> _PROMPT_:
Locate every line in the material below that has the word "this". Copy each of those lines.

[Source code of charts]
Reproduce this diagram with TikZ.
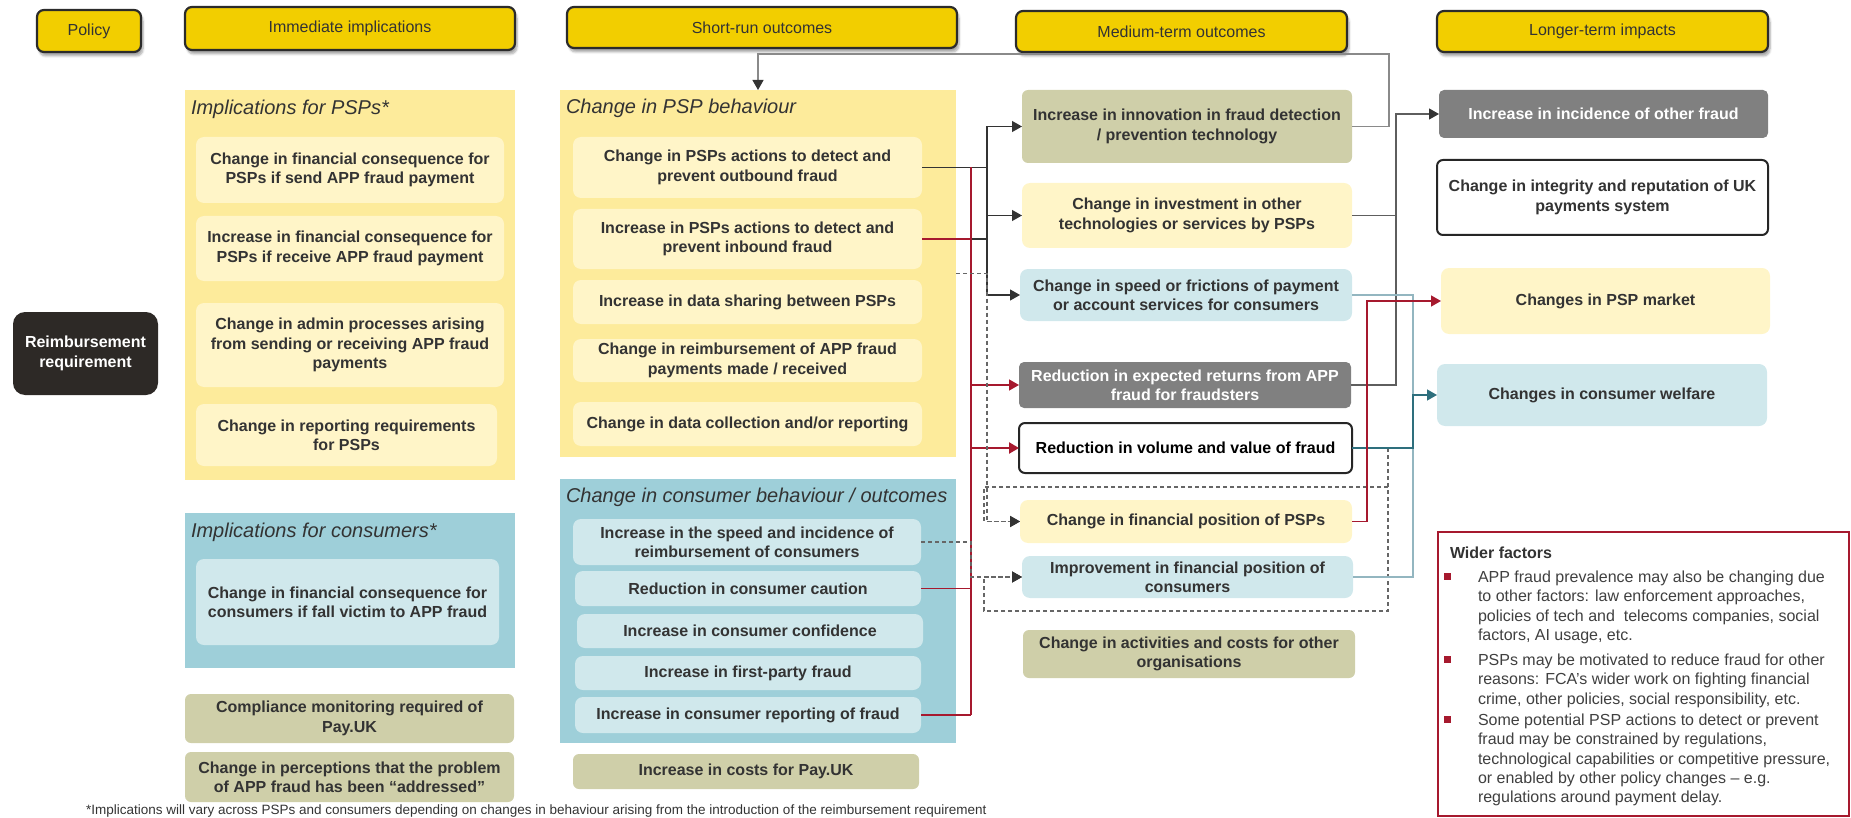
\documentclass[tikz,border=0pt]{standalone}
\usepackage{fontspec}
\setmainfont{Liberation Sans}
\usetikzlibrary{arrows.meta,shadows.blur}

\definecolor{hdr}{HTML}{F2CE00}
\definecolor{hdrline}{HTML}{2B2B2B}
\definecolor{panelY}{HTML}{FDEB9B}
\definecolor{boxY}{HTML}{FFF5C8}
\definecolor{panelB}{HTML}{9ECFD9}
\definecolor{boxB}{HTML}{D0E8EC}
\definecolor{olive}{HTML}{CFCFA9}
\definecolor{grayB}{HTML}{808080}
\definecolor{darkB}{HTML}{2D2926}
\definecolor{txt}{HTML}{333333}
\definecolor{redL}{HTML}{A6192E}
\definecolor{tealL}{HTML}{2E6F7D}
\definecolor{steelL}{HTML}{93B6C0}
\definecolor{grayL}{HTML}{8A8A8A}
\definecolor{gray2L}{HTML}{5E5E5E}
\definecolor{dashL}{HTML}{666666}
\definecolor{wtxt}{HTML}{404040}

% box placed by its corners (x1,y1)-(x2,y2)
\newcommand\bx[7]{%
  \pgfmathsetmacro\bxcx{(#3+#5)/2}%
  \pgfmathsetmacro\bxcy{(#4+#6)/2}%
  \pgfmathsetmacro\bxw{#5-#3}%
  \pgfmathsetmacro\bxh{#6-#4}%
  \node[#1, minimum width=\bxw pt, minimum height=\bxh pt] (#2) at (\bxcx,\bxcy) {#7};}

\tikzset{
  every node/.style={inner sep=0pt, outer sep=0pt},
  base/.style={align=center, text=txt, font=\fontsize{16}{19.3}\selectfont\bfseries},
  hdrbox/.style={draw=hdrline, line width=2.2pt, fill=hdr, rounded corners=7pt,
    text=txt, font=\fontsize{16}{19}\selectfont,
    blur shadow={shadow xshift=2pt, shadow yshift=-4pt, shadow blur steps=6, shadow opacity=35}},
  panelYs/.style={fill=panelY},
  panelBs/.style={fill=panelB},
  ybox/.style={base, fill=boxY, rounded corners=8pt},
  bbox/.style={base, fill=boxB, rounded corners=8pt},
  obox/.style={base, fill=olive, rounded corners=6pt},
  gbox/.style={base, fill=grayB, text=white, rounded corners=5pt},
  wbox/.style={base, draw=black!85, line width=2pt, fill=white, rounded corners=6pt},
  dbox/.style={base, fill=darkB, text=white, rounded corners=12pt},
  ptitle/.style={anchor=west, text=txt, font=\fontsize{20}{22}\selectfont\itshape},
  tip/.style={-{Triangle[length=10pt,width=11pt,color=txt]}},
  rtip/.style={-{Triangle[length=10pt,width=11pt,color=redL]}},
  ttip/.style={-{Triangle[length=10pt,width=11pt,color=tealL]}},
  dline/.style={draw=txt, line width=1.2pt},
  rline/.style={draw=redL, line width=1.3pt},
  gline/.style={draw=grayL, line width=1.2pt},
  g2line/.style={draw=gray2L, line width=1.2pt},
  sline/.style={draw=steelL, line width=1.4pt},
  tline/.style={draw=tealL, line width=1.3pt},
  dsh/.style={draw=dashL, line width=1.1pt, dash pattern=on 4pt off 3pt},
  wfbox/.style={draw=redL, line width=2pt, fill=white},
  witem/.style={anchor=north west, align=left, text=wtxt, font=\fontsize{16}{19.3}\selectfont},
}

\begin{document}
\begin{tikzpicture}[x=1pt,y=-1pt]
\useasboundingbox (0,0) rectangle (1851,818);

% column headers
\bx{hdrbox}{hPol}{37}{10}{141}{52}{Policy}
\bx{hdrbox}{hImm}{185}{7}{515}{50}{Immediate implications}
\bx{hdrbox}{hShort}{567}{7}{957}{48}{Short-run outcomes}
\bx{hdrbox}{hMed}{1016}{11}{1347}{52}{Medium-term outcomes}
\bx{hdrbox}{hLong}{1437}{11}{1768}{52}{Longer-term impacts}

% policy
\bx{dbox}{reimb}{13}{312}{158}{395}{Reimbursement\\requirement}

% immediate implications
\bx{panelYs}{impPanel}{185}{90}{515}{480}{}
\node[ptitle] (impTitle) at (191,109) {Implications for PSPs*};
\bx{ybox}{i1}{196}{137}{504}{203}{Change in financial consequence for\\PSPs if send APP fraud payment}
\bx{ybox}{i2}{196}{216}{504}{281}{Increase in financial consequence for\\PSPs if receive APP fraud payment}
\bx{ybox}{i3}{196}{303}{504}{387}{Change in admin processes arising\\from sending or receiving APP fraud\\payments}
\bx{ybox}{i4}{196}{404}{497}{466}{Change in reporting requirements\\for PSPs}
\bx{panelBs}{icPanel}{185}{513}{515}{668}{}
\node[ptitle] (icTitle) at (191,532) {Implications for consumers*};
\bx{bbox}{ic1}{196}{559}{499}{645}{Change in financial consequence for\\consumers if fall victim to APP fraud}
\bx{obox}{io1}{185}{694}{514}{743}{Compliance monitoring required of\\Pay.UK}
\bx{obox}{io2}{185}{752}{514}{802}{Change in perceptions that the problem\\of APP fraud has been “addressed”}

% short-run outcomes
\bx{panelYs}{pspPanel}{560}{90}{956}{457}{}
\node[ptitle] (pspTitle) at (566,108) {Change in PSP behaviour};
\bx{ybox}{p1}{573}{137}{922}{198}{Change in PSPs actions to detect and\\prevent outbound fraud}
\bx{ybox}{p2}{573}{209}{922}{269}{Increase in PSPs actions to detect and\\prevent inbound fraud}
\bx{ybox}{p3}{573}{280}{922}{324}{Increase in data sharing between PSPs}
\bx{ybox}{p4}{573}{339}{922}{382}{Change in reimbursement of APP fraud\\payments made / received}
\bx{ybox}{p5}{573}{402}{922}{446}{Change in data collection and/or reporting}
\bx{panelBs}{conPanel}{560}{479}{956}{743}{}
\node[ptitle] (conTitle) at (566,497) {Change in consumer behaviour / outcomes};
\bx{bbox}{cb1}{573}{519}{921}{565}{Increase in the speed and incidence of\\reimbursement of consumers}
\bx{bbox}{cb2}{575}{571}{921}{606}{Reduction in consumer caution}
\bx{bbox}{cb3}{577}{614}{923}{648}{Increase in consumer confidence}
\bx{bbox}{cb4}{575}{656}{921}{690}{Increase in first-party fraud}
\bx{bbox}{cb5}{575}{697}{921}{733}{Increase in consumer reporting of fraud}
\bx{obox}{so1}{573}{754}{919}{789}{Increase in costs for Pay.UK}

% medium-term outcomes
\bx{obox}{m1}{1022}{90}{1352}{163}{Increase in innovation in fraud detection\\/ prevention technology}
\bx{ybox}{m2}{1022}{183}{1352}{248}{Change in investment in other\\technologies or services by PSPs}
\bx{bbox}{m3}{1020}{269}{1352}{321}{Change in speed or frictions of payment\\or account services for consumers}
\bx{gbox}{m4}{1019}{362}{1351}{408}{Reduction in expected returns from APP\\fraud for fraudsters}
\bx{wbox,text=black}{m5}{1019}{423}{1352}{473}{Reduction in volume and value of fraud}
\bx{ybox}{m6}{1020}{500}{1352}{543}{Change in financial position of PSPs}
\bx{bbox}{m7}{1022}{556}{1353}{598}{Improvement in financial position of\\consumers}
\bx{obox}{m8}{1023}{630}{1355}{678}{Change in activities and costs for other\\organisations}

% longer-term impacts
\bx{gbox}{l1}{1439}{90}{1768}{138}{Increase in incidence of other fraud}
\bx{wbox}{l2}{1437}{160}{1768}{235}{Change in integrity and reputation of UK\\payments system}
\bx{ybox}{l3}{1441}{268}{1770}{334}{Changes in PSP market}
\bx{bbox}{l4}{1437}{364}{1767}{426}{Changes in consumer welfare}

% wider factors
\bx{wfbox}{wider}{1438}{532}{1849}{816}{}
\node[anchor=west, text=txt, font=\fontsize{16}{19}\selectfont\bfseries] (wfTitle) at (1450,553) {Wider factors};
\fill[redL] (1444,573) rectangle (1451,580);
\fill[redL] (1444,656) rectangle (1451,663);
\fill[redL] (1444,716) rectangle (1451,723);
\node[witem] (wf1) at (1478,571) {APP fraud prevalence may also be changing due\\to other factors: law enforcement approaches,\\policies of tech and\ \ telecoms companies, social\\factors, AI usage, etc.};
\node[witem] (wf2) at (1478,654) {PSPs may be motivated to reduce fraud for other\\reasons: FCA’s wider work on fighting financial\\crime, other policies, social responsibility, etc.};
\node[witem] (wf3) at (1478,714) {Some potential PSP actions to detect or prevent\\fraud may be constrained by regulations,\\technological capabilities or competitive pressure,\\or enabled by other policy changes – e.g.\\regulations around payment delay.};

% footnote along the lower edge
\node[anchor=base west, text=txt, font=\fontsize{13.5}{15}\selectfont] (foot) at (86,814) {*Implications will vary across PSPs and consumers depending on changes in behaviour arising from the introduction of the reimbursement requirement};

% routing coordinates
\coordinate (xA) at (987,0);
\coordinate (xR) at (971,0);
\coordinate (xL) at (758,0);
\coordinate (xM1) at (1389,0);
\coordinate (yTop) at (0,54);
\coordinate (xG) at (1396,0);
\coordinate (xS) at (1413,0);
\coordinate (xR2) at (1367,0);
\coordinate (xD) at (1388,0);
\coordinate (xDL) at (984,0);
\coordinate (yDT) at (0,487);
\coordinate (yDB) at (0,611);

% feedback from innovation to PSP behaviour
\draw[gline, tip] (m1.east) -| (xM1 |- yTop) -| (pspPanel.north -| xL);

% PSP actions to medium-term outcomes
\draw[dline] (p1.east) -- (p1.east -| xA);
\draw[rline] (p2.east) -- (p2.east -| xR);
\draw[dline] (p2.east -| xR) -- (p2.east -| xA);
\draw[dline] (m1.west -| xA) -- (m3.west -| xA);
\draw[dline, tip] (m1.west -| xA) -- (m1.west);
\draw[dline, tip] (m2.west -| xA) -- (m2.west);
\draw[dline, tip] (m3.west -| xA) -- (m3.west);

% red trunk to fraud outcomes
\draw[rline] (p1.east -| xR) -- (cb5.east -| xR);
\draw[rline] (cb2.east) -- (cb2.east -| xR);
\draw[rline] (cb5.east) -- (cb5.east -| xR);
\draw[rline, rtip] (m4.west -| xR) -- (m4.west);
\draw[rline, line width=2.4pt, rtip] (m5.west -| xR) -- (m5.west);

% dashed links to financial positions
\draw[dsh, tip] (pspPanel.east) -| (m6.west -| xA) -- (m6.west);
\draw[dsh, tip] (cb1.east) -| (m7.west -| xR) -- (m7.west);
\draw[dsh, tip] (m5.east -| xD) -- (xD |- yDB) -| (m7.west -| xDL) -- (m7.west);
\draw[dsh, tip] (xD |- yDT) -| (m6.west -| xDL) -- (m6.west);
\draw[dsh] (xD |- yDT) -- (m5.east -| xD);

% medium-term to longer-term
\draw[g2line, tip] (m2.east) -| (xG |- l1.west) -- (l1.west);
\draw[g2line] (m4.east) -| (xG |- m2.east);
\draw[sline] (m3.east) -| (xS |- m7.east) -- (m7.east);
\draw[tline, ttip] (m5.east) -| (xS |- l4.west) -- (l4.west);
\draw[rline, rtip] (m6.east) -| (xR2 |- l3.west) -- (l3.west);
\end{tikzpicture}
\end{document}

==

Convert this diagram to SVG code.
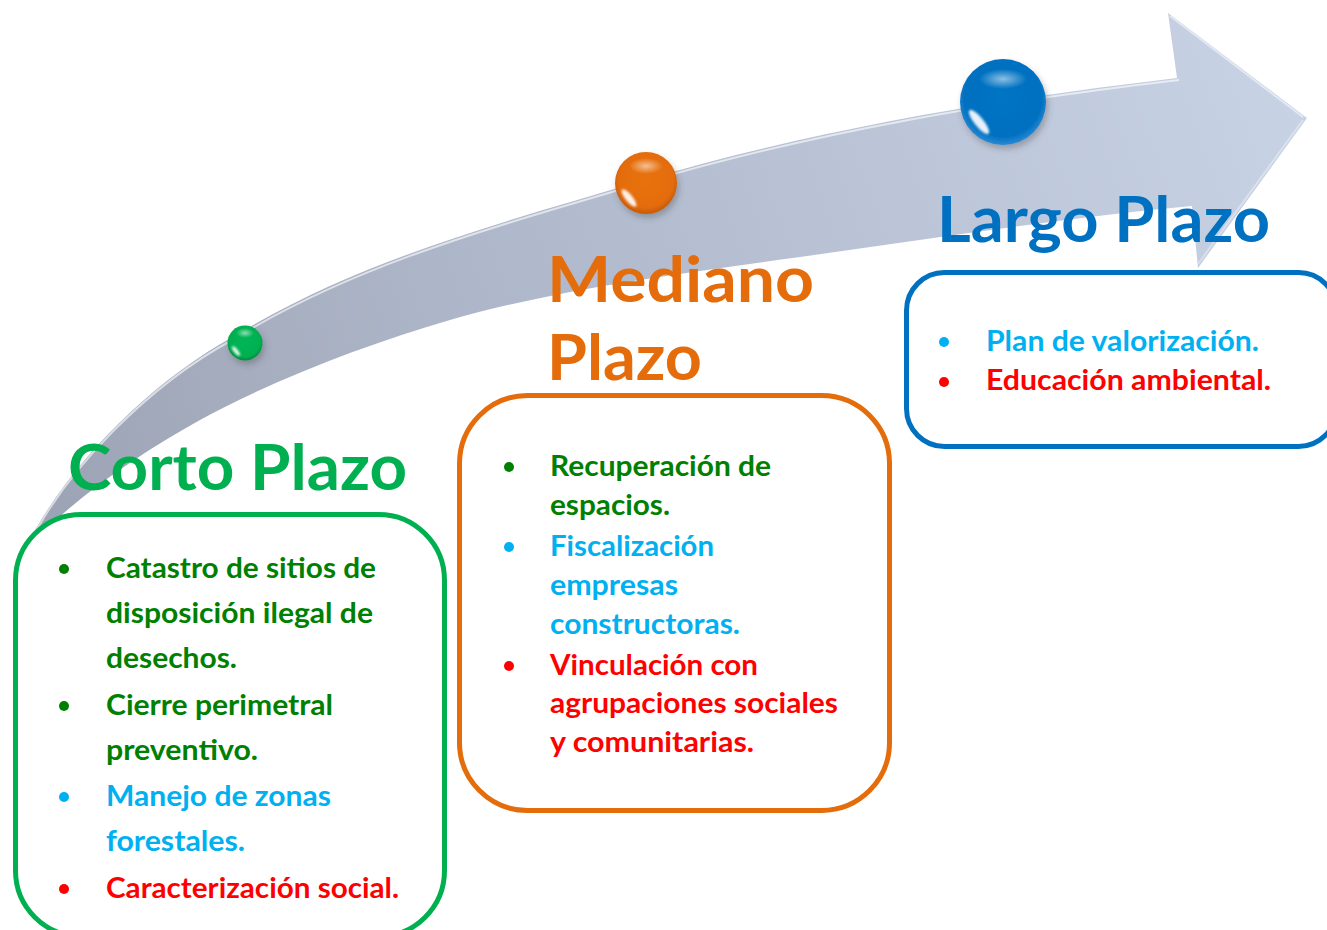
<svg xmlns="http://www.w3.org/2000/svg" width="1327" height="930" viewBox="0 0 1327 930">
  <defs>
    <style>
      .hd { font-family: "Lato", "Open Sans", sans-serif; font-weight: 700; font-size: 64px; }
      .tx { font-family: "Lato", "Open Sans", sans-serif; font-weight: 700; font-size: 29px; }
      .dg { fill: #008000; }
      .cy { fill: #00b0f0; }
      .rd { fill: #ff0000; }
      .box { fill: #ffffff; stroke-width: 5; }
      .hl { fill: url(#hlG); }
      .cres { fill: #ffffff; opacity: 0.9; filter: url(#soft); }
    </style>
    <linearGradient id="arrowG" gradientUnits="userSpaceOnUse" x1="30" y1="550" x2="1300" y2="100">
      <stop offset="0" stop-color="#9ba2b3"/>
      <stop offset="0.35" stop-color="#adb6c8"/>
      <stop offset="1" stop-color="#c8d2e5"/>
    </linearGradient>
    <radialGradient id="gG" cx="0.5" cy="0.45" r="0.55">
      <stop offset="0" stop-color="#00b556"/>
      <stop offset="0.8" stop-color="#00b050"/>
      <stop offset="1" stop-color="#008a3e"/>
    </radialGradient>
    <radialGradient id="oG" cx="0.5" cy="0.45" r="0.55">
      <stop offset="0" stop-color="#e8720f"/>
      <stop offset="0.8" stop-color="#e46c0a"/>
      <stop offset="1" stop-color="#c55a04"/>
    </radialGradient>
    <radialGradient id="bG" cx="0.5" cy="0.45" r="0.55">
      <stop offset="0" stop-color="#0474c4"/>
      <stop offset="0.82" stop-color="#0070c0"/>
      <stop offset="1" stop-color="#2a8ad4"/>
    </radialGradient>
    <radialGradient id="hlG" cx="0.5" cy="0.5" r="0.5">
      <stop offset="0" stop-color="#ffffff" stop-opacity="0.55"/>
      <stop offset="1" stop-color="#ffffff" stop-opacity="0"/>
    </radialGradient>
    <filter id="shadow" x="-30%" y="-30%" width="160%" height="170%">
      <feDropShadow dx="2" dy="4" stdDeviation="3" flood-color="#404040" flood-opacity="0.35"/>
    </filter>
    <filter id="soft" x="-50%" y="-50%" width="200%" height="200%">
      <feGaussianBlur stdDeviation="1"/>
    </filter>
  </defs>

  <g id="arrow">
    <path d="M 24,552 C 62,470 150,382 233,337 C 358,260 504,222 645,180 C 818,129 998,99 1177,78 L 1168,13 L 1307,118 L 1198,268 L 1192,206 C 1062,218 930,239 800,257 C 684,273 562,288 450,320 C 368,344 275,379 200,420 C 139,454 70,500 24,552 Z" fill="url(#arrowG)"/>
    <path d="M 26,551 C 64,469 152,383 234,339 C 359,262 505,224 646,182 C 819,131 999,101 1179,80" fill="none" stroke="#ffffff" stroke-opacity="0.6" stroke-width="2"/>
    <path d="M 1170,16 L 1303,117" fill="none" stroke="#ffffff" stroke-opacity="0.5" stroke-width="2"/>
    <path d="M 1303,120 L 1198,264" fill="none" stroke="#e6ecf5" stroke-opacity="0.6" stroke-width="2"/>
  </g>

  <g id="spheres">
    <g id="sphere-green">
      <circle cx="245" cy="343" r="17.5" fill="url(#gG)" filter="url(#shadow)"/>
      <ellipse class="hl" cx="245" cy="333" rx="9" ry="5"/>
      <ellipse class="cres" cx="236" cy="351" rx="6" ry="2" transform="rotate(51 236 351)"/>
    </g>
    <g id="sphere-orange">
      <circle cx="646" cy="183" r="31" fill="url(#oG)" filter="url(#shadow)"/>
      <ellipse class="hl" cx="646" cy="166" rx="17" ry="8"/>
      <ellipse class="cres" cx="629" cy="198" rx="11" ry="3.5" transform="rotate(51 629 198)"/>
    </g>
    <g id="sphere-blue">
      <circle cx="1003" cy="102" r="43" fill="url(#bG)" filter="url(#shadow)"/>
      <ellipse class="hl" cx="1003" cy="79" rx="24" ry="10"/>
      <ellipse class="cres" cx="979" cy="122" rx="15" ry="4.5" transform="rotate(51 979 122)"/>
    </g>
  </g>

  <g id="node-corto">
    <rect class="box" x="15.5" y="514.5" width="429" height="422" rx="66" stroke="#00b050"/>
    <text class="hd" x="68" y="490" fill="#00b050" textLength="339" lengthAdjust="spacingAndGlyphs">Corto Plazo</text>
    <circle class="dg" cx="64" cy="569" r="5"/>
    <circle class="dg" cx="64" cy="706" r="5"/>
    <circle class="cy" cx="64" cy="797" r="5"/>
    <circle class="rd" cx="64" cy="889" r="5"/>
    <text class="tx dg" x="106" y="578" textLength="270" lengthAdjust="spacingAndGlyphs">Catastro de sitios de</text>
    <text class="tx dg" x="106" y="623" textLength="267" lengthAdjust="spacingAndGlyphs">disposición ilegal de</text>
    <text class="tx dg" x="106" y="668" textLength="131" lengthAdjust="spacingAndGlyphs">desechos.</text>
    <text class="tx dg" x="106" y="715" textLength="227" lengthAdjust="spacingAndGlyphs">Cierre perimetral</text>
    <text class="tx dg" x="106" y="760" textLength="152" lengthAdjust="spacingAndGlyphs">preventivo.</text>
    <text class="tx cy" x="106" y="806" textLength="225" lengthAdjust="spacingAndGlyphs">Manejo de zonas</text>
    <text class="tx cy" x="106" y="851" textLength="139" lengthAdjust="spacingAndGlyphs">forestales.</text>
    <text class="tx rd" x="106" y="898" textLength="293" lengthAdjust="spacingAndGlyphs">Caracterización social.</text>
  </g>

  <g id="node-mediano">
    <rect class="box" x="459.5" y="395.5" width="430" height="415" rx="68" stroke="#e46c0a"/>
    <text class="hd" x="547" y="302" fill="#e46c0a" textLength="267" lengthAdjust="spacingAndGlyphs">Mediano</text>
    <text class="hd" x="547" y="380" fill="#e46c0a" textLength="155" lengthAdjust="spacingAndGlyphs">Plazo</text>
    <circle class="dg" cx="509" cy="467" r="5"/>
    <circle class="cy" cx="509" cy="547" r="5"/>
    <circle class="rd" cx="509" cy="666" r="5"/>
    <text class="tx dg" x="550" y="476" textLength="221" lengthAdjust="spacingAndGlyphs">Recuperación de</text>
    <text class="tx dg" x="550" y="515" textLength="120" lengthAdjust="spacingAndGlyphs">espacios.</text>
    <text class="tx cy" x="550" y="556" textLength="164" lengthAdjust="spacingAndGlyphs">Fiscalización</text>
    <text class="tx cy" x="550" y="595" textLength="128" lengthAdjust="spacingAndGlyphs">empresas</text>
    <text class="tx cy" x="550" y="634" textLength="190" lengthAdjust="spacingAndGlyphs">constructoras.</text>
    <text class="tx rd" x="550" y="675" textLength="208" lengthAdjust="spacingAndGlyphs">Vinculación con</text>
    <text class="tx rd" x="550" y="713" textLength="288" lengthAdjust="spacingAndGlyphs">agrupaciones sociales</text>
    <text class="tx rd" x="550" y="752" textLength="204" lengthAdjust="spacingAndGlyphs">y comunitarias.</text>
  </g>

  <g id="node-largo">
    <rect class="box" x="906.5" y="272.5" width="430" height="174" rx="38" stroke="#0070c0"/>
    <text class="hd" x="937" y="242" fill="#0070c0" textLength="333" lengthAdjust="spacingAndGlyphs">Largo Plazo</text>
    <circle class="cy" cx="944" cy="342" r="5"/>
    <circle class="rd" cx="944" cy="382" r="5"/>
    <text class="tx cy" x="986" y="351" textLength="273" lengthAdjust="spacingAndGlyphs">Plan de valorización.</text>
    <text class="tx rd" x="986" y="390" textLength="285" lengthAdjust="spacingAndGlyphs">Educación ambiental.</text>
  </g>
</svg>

> _EXERCISE OUTPUT_:
Reproduce this diagram with TikZ.
Convert this diagram to SVG code.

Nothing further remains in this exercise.